Tourists view signboards describing the environmental dangers posed by a planned Marine air station in the waters off Henoko, Okinawa. Local residents and supporters have staged a sit-in, running 218 days as of Monday, that has disrupted an environmental survey of the area. (Chiyomi Sumida / S&S)

HENOKO, Okinawa — After a seven-month delay due to protests, the Japanese government is moving forward on tests of the seabed here in preparation for construction of a new Marine air station.

Despite protesters’ attempts to stall the project by blocking construction vehicles bound for the area and surrounding a drilling platform with small boats, the largest of the platforms was in place by the weekend and drilling will begin soon, according to Japanese officials.

In the end, some 30 smaller platforms also will be assembled in the area, said a Naha Bureau of the Defense Facilities Administration Agency spokesman. “We are giving the utmost consideration to the safety of the protesters,” he said. The platforms will be used to drill into the seabed about two miles offshore to test whether it can support the massive airport, to be built on reclaimed land and a reef.

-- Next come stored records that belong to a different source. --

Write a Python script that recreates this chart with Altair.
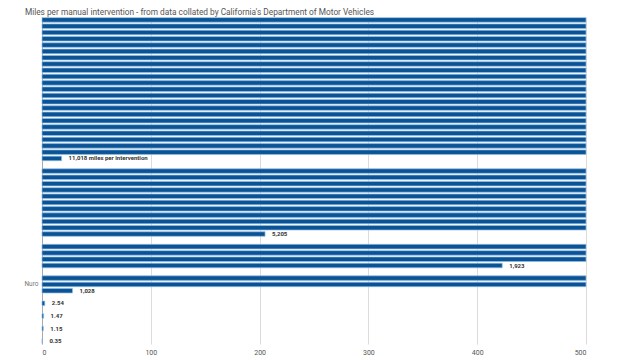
import altair as alt
import pandas as pd

companies = ["Waymo", "GM Cruise", "Zoox", "Nuro", "Mercedes-Benz", "Valeo", "Apple", "Uber"]
miles_per_intervention = [11018, 5205, 1923, 1028, 2.54, 1.47, 1.15, 0.35]
value_labels = ["11,018 miles per intervention", "5,205", "1,923", "1,028", "2.54", "1.47", "1.15", "0.35"]
shown_company = "Nuro"
row_length = 500
x_ticks = [0, 100, 200, 300, 400, 500]

# wrap each company's bar into rows of length 500, one blank row between companies
bar_rows = []
label_rows = []
slot = 0
label_slot = None
for name, v, lab in zip(companies, miles_per_intervention, value_labels):
    n_full = int(v // row_length)
    rem = v - n_full * row_length
    first = slot
    for _ in range(n_full):
        bar_rows.append({"slot": slot, "len": row_length, "company": name})
        slot += 1
    bar_rows.append({"slot": slot, "len": rem, "company": name})
    label_rows.append({"slot": slot, "len": rem, "label": lab})
    if name == shown_company:
        label_slot = (first + slot) // 2
    slot += 2
n_slots = slot - 1

bars_df = pd.DataFrame(bar_rows)
labels_df = pd.DataFrame(label_rows)

y_enc = alt.Y(
    "slot:O",
    scale=alt.Scale(domain=list(range(n_slots)), paddingInner=0.28, paddingOuter=0.1),
    axis=alt.Axis(
        title=None, ticks=False, labelExpr=f"datum.value == {label_slot} ? '{shown_company}' : ''",
        labelFontSize=6.5, labelColor="#777", labelPadding=4, labelFont="Roboto",
        domain=True, domainColor="#aaa", domainWidth=1, grid=False,
    ),
)
x_scale = alt.Scale(domain=[0, row_length], nice=False)

bars = alt.Chart(bars_df).mark_bar(color="#0b5394", stroke="#8fbde6", strokeWidth=0.7).encode(
    x=alt.X(
        "len:Q", scale=x_scale,
        axis=alt.Axis(
            title=None, values=x_ticks, grid=True, gridColor="#dcdcdc", domain=False, ticks=False,
            labelFontSize=7, labelColor="#555", labelFont="Roboto", labelPadding=4,
        ),
    ),
    y=y_enc,
)

texts = alt.Chart(labels_df).mark_text(
    align="left", baseline="middle", dx=7, fontSize=6, fontWeight="bold", color="#333", font="Roboto"
).encode(
    x=alt.X("len:Q", scale=x_scale),
    y=alt.Y("slot:O", scale=alt.Scale(domain=list(range(n_slots)))),
    text="label:N",
)

chart = alt.layer(bars, texts).properties(
    width=544,
    height=327,
    title=alt.TitleParams(
        "Miles per manual intervention - from data collated by California's  Department of Motor Vehicles",
        anchor="start", dx=1, offset=0, fontSize=8.3, fontWeight="normal", color="#555", font="Roboto",
    ),
    autosize=alt.AutoSizeParams(type="none"),
    padding={"left": 34, "top": 9, "right": 36, "bottom": 16},
).configure_view(stroke=None)

chart.save("out.html", embed_options={"renderer": "svg", "actions": False})
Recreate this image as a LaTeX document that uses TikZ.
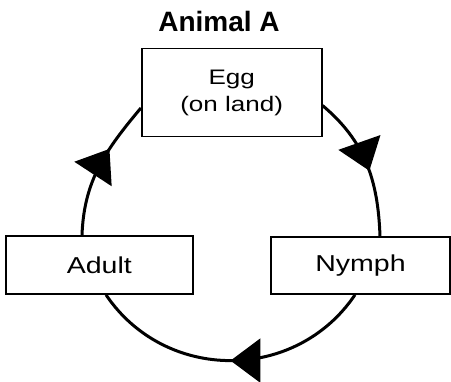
\documentclass[tikz,border=0pt]{standalone}
\usepackage{fontspec}
\setmainfont{Liberation Sans}
\newfontfamily\wideface{Liberation Sans}[FakeStretch=1.24]
\usetikzlibrary{arrows.meta,decorations.markings}

\tikzset{
  stage/.style={draw=black, line width=1.6pt, inner sep=0pt, align=center,
    font=\wideface\fontsize{23}{27}\selectfont},
  cycarrow/.style={postaction={decorate},
    decoration={markings, mark=at position #1 with {\arrow{Triangle[length=30pt,width=44pt]}}}},
}

\begin{document}
\begin{tikzpicture}[x=1pt,y=-1pt]
  \useasboundingbox (0,0) rectangle (451,382);
  \begin{scope}[every node/.style={stage}]
    \node[minimum width=180pt, minimum height=88pt,
      font=\wideface\fontsize{21}{27}\selectfont] (egg) at (231.7,92.5) {Egg\\(on land)};
    \node[minimum width=187pt, minimum height=58pt] (adult) at (99.3,265) {Adult};
    \node[minimum width=179pt, minimum height=57pt] (nymph) at (360.5,265.5) {Nymph};
  \end{scope}
  \node[font=\bfseries\fontsize{28}{34}\selectfont, anchor=base] (title) at (219,31.7) {Animal A};
  % life cycle, clockwise
  \begin{scope}[every edge/.style={draw=black, line width=3pt}]
    \path ([yshift=-13pt]egg.east) edge[cycarrow=0.55, out=-40, in=92] ([xshift=19.5pt]nymph.north);
    \path ([xshift=-5.5pt]nymph.south) edge[cycarrow=0.5, out=-124, in=-56, looseness=1.09] ([xshift=6.7pt]adult.south);
    \path ([xshift=-17.3pt]adult.north) edge[cycarrow=0.64, out=88, in=230] ([yshift=-15.5pt]egg.west);
  \end{scope}
\end{tikzpicture}
\end{document}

A Japanese Coast Guard spokesman said patrol boats have been dispatched to the area on several occasions to monitor the activity of the protesters. On Monday, the 218th day of the sit-in, about 30 protesters milled around the port site, while others rode in fishing boats and canoes to the main drilling platform.

Yuji Kinjo, 69, one of the sit-in leaders from Henoko, said the group has about 15 canoes and four small boats that depart each day with 30 or so of the protesters. “They go out there at the risk of their lives to stop the project,” he said. “Here, on the land, we are continuing our sit-in. It is our responsibility to hand down our precious sea unpolluted to the next generation.”

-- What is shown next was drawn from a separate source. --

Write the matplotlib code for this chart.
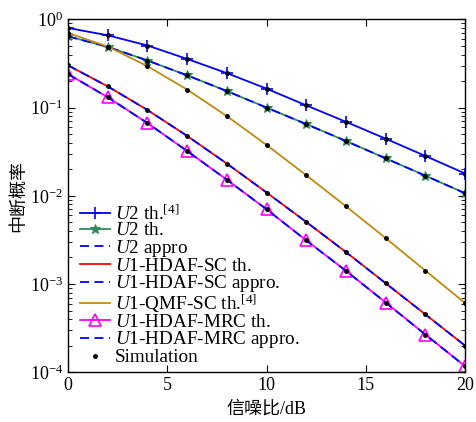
import numpy as np
import matplotlib
matplotlib.use('Agg')
import matplotlib.pyplot as plt
from matplotlib.ticker import LogLocator, NullFormatter

plt.rcParams['font.family'] = ['Liberation Serif', 'Noto Sans CJK SC']
plt.rcParams['mathtext.fontset'] = 'custom'
plt.rcParams['mathtext.rm'] = 'Liberation Serif'
plt.rcParams['mathtext.it'] = 'Liberation Serif:italic'

# 信噪比 (dB)
snr = [0, 2, 4, 6, 8, 10, 12, 14, 16, 18, 20]

# 中断概率
u2_ref = [0.80, 0.66, 0.506, 0.356, 0.246, 0.164, 0.106, 0.069, 0.0444, 0.0283, 0.0179]
u2_th = [0.643, 0.488, 0.342, 0.232, 0.154, 0.100, 0.065, 0.0418, 0.0266, 0.0169, 0.0107]
sc_th = [0.301, 0.174, 0.094, 0.0477, 0.0232, 0.0109, 0.00505, 0.00230, 0.00102, 0.000452, 0.000200]
qmf_th = [0.701, 0.492, 0.295, 0.160, 0.080, 0.0377, 0.0171, 0.0076, 0.00331, 0.00142, 0.000608]
mrc_th = [0.240, 0.131, 0.0667, 0.0322, 0.0152, 0.00703, 0.00312, 0.00141, 0.000617, 0.000267, 0.000117]

labels = [r'$U$2 th.$^{[4]}$', r'$U$2 th.', r'$U$2 appro', r'$U$1-HDAF-SC th.',
          r'$U$1-HDAF-SC appro.', r'$U$1-QMF-SC th.$^{[4]}$', r'$U$1-HDAF-MRC th.',
          r'$U$1-HDAF-MRC appro.', 'Simulation']

fig = plt.figure(figsize=(4.76, 4.22), dpi=100)
ax = fig.add_axes([0.143, 0.118, 0.834, 0.836])

blue = '#0000ff'
lw = 1.3
ax.plot(snr, u2_ref, color=blue, lw=lw, marker='+', ms=8, mew=1.2, label=labels[0])
ax.plot(snr, u2_th, color='#2e8b57', lw=lw, marker='*', ms=7, mew=0.8, label=labels[1])
ax.plot(snr, u2_th, color=blue, lw=lw, ls=(0, (5, 3)), label=labels[2])
ax.plot(snr, sc_th, color='#ff0000', lw=lw, label=labels[3])
ax.plot(snr, sc_th, color=blue, lw=lw, ls=(0, (5, 3)), label=labels[4])
ax.plot(snr, qmf_th, color='#c08a10', lw=lw, label=labels[5])
ax.plot(snr, mrc_th, color='#ff00ff', lw=lw, marker='^', ms=8, mfc='none', mew=1.2, label=labels[6])
ax.plot(snr, mrc_th, color=blue, lw=lw, ls=(0, (5, 3)), label=labels[7])

# 仿真点
sim_x = snr * 5
sim_y = u2_ref + u2_th + sc_th + qmf_th + mrc_th
ax.plot(sim_x, sim_y, ls='none', marker='.', color='k', ms=5, label=labels[8])

ax.set_yscale('log')
ax.set_xlim(0, 20)
ax.set_ylim(1e-4, 1)
ax.set_xticks([0, 5, 10, 15, 20])
ax.yaxis.set_major_locator(LogLocator(base=10, numticks=10))
ax.yaxis.set_minor_locator(LogLocator(base=10, subs=np.arange(2, 10), numticks=20))
ax.yaxis.set_minor_formatter(NullFormatter())
ax.tick_params(which='both', direction='in', top=True, right=True, labelsize=13)
ax.tick_params(which='major', length=5)
ax.tick_params(which='minor', length=3)
for s in ax.spines.values():
    s.set_linewidth(1.0)

ax.set_xlabel('信噪比/dB', fontsize=13, labelpad=5)
ax.set_ylabel('中断概率', fontsize=13, labelpad=2)

ax.legend(loc='lower left', bbox_to_anchor=(0.0, -0.016), frameon=False, fontsize=13.8,
          handlelength=1.6, handletextpad=0.25, labelspacing=-0.08, borderaxespad=0.3,
          borderpad=0.3)

fig.savefig('out.png', dpi=100)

The project has placed some residents at odds with their neighbors. Some Henoko fishermen have been hired by the Defense Facilities Administration to take the government surveyors to the site and serve as a buffer between the platform and the protesters.

Haruo Yonekura, 67, a Henoko fisherman for the past 30 years, said he had mixed feelings about the protest. He said he just wished everyone would go away and allow the fishermen to ply their trade in peace.

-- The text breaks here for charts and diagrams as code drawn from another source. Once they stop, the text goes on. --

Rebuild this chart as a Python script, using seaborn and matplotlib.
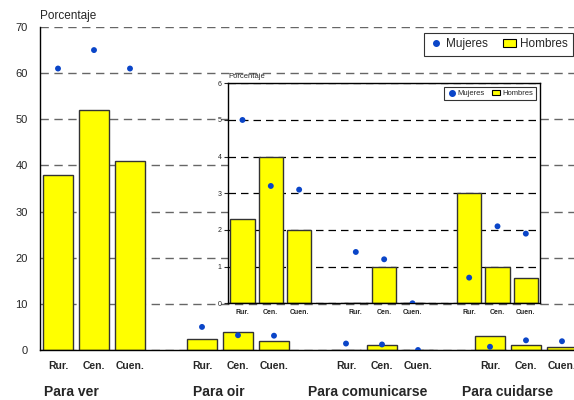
import pandas as pd
import seaborn as sns
import matplotlib.pyplot as plt
from matplotlib.lines import Line2D
from matplotlib.patches import Patch

# Data
groups = ['Para ver', 'Para oir', 'Para comunicarse', 'Para cuidarse']
areas = ['Rur.', 'Cen.', 'Cuen.']
hombres = [38, 52, 41, 2.3, 4.0, 2.0, 0, 1.0, 0, 3.0, 1.0, 0.7]
mujeres = [61, 65, 61, 5.0, 3.2, 3.1, 1.4, 1.2, 0.0, 0.7, 2.1, 1.9]

YELLOW = '#ffff00'
BLUE = '#0a45c8'

sns.set_style('white')
plt.rcParams['font.family'] = ['Liberation Sans', 'DejaVu Sans']

rows = []
for g, grp in enumerate(groups):
    for a, area in enumerate(areas):
        i = g * 3 + a
        rows.append({'grupo': grp, 'area': area, 'g': g,
                     'pos': g * 4 + a, 'Hombres': hombres[i], 'Mujeres': mujeres[i]})
df = pd.DataFrame(rows)


def draw(ax, data, dot_size):
    sns.barplot(data=data, x='pos', y='Hombres', native_scale=True, width=0.86,
                color=YELLOW, saturation=1, edgecolor='#333333', linewidth=1.0,
                ax=ax, zorder=2)
    sns.scatterplot(data=data, x='pos', y='Mujeres', color=BLUE, s=dot_size,
                    edgecolor='none', ax=ax, zorder=3, legend=False)
    ax.set_xlabel('')
    ax.set_ylabel('')


fig = plt.figure(figsize=(5.74, 4.0), dpi=100)

# main chart
ax = fig.add_axes([40 / 574, 50 / 400, 540 / 574, 323 / 400])
draw(ax, df, 18)
ax.set_xlim(-0.5, 14.5)
ax.set_ylim(0, 70)
ax.set_yticks(range(0, 71, 10))
ax.yaxis.grid(True, color='#666666', linestyle=(0, (6, 4)), linewidth=1.0, zorder=0)
ax.set_axisbelow(True)
for s in ['top', 'right']:
    ax.spines[s].set_visible(False)
for s in ['left', 'bottom']:
    ax.spines[s].set_color('black')
    ax.spines[s].set_linewidth(1.0)
ax.set_xticks(df['pos'])
ax.set_xticklabels(df['area'], fontsize=7.5, fontweight='bold')
ax.tick_params(axis='x', length=0, pad=8)
ax.tick_params(axis='y', length=0, pad=9, labelsize=8)

fig.text(40 / 574, 1 - 16 / 400, 'Porcentaje', fontsize=8.5, va='center', ha='left')
for grp, xc in zip(groups, [0.37, 4.48, 8.59, 12.48]):
    ax.text(xc, -0.131, grp, transform=ax.get_xaxis_transform(), ha='center',
            va='center', fontsize=10, fontweight='bold')

handles = [Line2D([], [], marker='o', color=BLUE, linestyle='none', markersize=4),
           Patch(facecolor=YELLOW, edgecolor='black', linewidth=0.8)]
leg = fig.legend(handles, ['Mujeres', 'Hombres'], loc='upper right',
                 bbox_to_anchor=(573 / 574, 1 - 33 / 400), ncol=2, fontsize=8.5,
                 frameon=True, fancybox=False, borderpad=0.45, handlelength=1.1,
                 handletextpad=0.3, columnspacing=1.3, borderaxespad=0)
leg.get_frame().set_edgecolor('black')
leg.get_frame().set_linewidth(0.8)

# inset chart
sub = df[df['g'] > 0].copy()
sub['pos'] = sub['pos'] - 4
ins = fig.add_axes([228.3 / 574, 1 - 303.3 / 400, 311.7 / 574, 220 / 400])
ins.set_facecolor('white')
draw(ins, sub, 18)
ins.set_xlim(-0.5, 10.5)
ins.set_ylim(0, 6)
ins.set_yticks(range(0, 7))
ins.yaxis.grid(True, color='black', linestyle=(0, (6, 4)), linewidth=0.9, zorder=0)
ins.set_axisbelow(True)
for s in ins.spines.values():
    s.set_visible(True)
    s.set_color('black')
    s.set_linewidth(1.0)
ins.set_xticks(sub['pos'])
ins.set_xticklabels(sub['area'], fontsize=5, fontweight='bold')
ins.tick_params(axis='x', length=0, pad=4)
ins.tick_params(axis='y', direction='out', length=3, width=0.8, pad=2,
                labelsize=5, left=True)
fig.text(228.5 / 574, 1 - 76 / 400, 'Porcentaje', fontsize=5.5, va='center', ha='left')

leg2 = ins.legend(handles, ['Mujeres', 'Hombres'], loc='upper right',
                  bbox_to_anchor=(536 / 574, 1 - 87 / 400),
                  bbox_transform=fig.transFigure, ncol=2, fontsize=5.5,
                  frameon=True, fancybox=False, borderpad=0.4, handlelength=1.1,
                  handletextpad=0.25, columnspacing=0.9, borderaxespad=0,
                  markerscale=1.0)
leg2.get_frame().set_edgecolor('black')
leg2.get_frame().set_linewidth(0.8)

fig.savefig('out.png', dpi=100)
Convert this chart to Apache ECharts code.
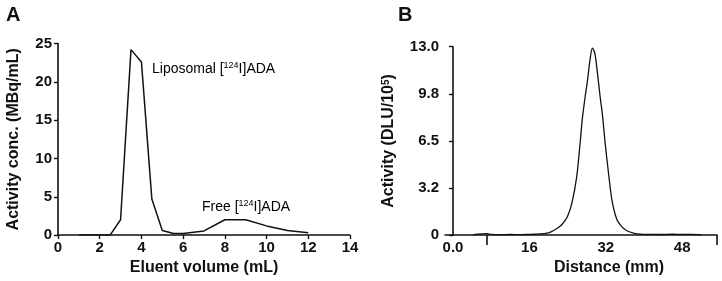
<!DOCTYPE html>
<html><head><meta charset="utf-8">
<script src="https://cdn.jsdelivr.net/npm/echarts@6/dist/echarts.min.js"></script>
<style>html,body{margin:0;padding:0;background:#fff}#c{width:722px;height:281px}</style>
</head><body><div id="c"></div>
<script>
// Panel A: size-exclusion elution profile
const elutionVolume = [1, 2, 2.5, 3, 3.5, 4, 4.5, 5, 5.5, 6, 7, 8, 9, 10, 11, 12];
const activityConc  = [0, 0, 0, 2, 24.2, 22.6, 4.7, 0.6, 0.25, 0.2, 0.55, 2, 2, 1.2, 0.6, 0.3];
const xTicksA = [0, 2, 4, 6, 8, 10, 12, 14];
const yTicksA = [0, 5, 10, 15, 20, 25];

// Panel B: radio-TLC profile
const distance = [4.2, 6, 7, 8, 10, 12, 14, 16, 17, 18, 19, 20, 21, 22, 23, 24, 24.9, 25.9, 26.6, 27.1, 27.7, 28.2, 28.7, 29.2, 29.7, 30.25, 30.8, 31.3, 31.9, 32.6, 33.3, 34.3, 35.3, 36.4, 38, 39.2, 41, 43.4, 46, 48, 50, 52.1];
const activityB = [0.03, 0.08, 0.1, 0.05, 0.03, 0.04, 0.03, 0.05, 0.06, 0.08, 0.1, 0.15, 0.3, 0.5, 0.8, 1.3, 2.2, 4.0, 6.25, 8.05, 9.6, 10.75, 12.1, 12.9, 12.55, 11.2, 9.6, 8.3, 6.25, 4.2, 2.4, 1.1, 0.6, 0.3, 0.12, 0.07, 0.05, 0.04, 0.06, 0.04, 0.05, 0.03];
const xLabelsB = [0, 16, 32, 48];
const xLabelTextB = ['0.0', '16', '32', '48'];
const yTicksB = [0, 3.25, 6.5, 9.75, 13];
const yLabelTextB = ['0', '3.2', '6.5', '9.8', '13.0'];

const FONT = 'Liberation Sans, Arial, sans-serif';
const axisLine = {show: true, lineStyle: {color: '#111', width: 1.6}};
const tickLbl = {color: '#111', fontFamily: FONT, fontWeight: 'bold', fontSize: 15};
const nameStyle = {color: '#111', fontFamily: FONT, fontWeight: 'bold', fontSize: 16,
  rich: {sup: {fontSize: 10, verticalAlign: 'top', fontFamily: FONT, fontWeight: 'bold', color: '#111'}}};
const supRich = {sup: {fontSize: 9, verticalAlign: 'top', fontFamily: FONT, color: '#222', lineHeight: 10, padding: [0, 0, 0, 0]},
                 n: {fontSize: 14, fontFamily: FONT, color: '#222', lineHeight: 16}};

const chart = echarts.init(document.getElementById('c'), null, {renderer: 'canvas'});
chart.setOption({
  animation: false,
  backgroundColor: '#fff',
  grid: [
    {left: 58, top: 43.5, width: 292, height: 196},
    {left: 445, top: 46.7, width: 272, height: 192.6}
  ],
  xAxis: [
    {gridIndex: 0, type: 'value', min: xTicksA[0], max: xTicksA[xTicksA.length - 1], interval: 2,
     axisLine, splitLine: {show: false},
     axisTick: {show: true, length: 4, lineStyle: {color: '#111', width: 1.4}},
     axisLabel: Object.assign({margin: 5}, tickLbl),
     name: 'Eluent volume (mL)', nameLocation: 'middle', nameGap: 24, nameTextStyle: nameStyle},
    {gridIndex: 1, type: 'value', min: -1.68, max: 55.3,
     axisLine, splitLine: {show: false},
     axisTick: {show: true, length: 10, customValues: [7, 55.3], lineStyle: {color: '#111', width: 1.6}},
     axisLabel: Object.assign({margin: 5, customValues: xLabelsB,
       formatter: v => xLabelTextB[xLabelsB.indexOf(v)] ?? ''}, tickLbl),
     name: 'Distance (mm)', nameLocation: 'middle', nameGap: 22,
     nameTextStyle: Object.assign({}, nameStyle, {padding: [0, 0, 0, 56]})}
  ],
  yAxis: [
    {gridIndex: 0, type: 'value', min: 0, max: 25, interval: 5,
     axisLine, splitLine: {show: false},
     axisTick: {show: true, length: 4, lineStyle: {color: '#111', width: 1.4}},
     axisLabel: Object.assign({margin: 6}, tickLbl),
     name: 'Activity conc. (MBq/mL)', nameLocation: 'middle', nameGap: 36, nameTextStyle: nameStyle},
    {gridIndex: 1, type: 'value', min: 0, max: 13, interval: 3.25,
     axisLine, splitLine: {show: false},
     axisTick: {show: true, length: 4, lineStyle: {color: '#111', width: 1.4}},
     axisLabel: Object.assign({margin: 6,
       formatter: v => { const i = yTicksB.findIndex(t => Math.abs(t - v) < 1e-6); return i >= 0 ? yLabelTextB[i] : ''; }}, tickLbl),
     name: 'Activity (DLU/10{sup|5})', nameLocation: 'middle', nameGap: 34,
     nameTextStyle: Object.assign({}, nameStyle, {padding: [0, 0, 14, 0]})}
  ],
  series: [
    {type: 'line', xAxisIndex: 0, yAxisIndex: 0, symbol: 'none',
     data: elutionVolume.map((x, i) => [x, activityConc[i]]),
     lineStyle: {color: '#111', width: 1.5}},
    {type: 'line', xAxisIndex: 1, yAxisIndex: 1, symbol: 'none', smooth: 0.3,
     data: distance.map((x, i) => [x, activityB[i]]),
     lineStyle: {color: '#111', width: 1.3}}
  ],
  graphic: [
    {type: 'text', left: 6, top: 5, style: {text: 'A', fontFamily: FONT, fontWeight: 'bold', fontSize: 20, fill: '#111'}},
    {type: 'text', left: 398, top: 5, style: {text: 'B', fontFamily: FONT, fontWeight: 'bold', fontSize: 20, fill: '#111'}},
    {type: 'text', left: 152, top: 61, style: {text: '{n|Liposomal [}{sup|124}{n|I]ADA}', rich: supRich}},
    {type: 'text', left: 202, top: 199, style: {text: '{n|Free [}{sup|124}{n|I]ADA}', rich: supRich}}
  ]
});
</script></body></html>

“As a member of the fishermen’s association, which supports the project, I cannot actively oppose it,” he said. “Yet, when I saw the platform assembled at the site, it upset me.”

Protester Toru Gushiken stood at the water’s edge and gestured to the horizon.

“Can you imagine what this will look like when this mammoth airport is built?” he asked. “It will destroy the nature of Henoko.”

Nearby, tourists, drawn to the site by Japanese media publicity, talked with protesters and examined information concerning endangered wildlife on signboards along a wall. Several signed a petition against the project and donated money.

In 1996, the United States and Japan agreed that Futenma Marine Corps Air Station, located in the heart of the city of Ginowan, would close once an alternate site for Marine air operations was located on Okinawa. The agreement was part of a plan to reduce the U.S. military footprint on Okinawa.

U.S. bases cover about one-fifth of the island. The two countries agreed to close some bases, consolidate others and move Marine air operations to a less-populated area of the island.

After years of delays due to local opposition to the project, the national government and Okinawa agreed to build an airport that would be used jointly by military and civilian aircraft on reclaimed land and a reef about two miles offshore. The airport would be connected to the Marines’ Camp Schwab by a causeway.

Two groups oppose the new facility. Anti-base activists say the new base would cement Okinawa’s U.S. military presence, while environmentalists claim construction would destroy the feeding grounds of the rare dugong, a saltwater manatee.

Henoko residents and mainland Japan activists have been encamped at the port area since mid-April. On Saturday, about 370 people surrounded Nago City Hall to protest Nago Mayor Tateo Kishimoto’s support of the project. Henoko is part of the city of Nago, separated from the urban center by mountains.

Under the construction plan, 455 acres of land would be reclaimed inside the reef for a 1.5-mile-long runway. It will cost about $2.87 billion and be built over a 10-year period. The Japanese government will pick up the tab for the new facility.

Kishimoto and Okinawa Governor Keiichi Inamine pushed hard to make the airport a joint-use facility, hoping that a commercial airport in northern Okinawa would stimulate the economy. Okinawa is Japan’s poorest prefecture.

They also won monetary concessions from Tokyo, including an economic stimulus package worth $95 million and making Nago a special financial zone with fewer regulations over some businesses than in the rest of Japan.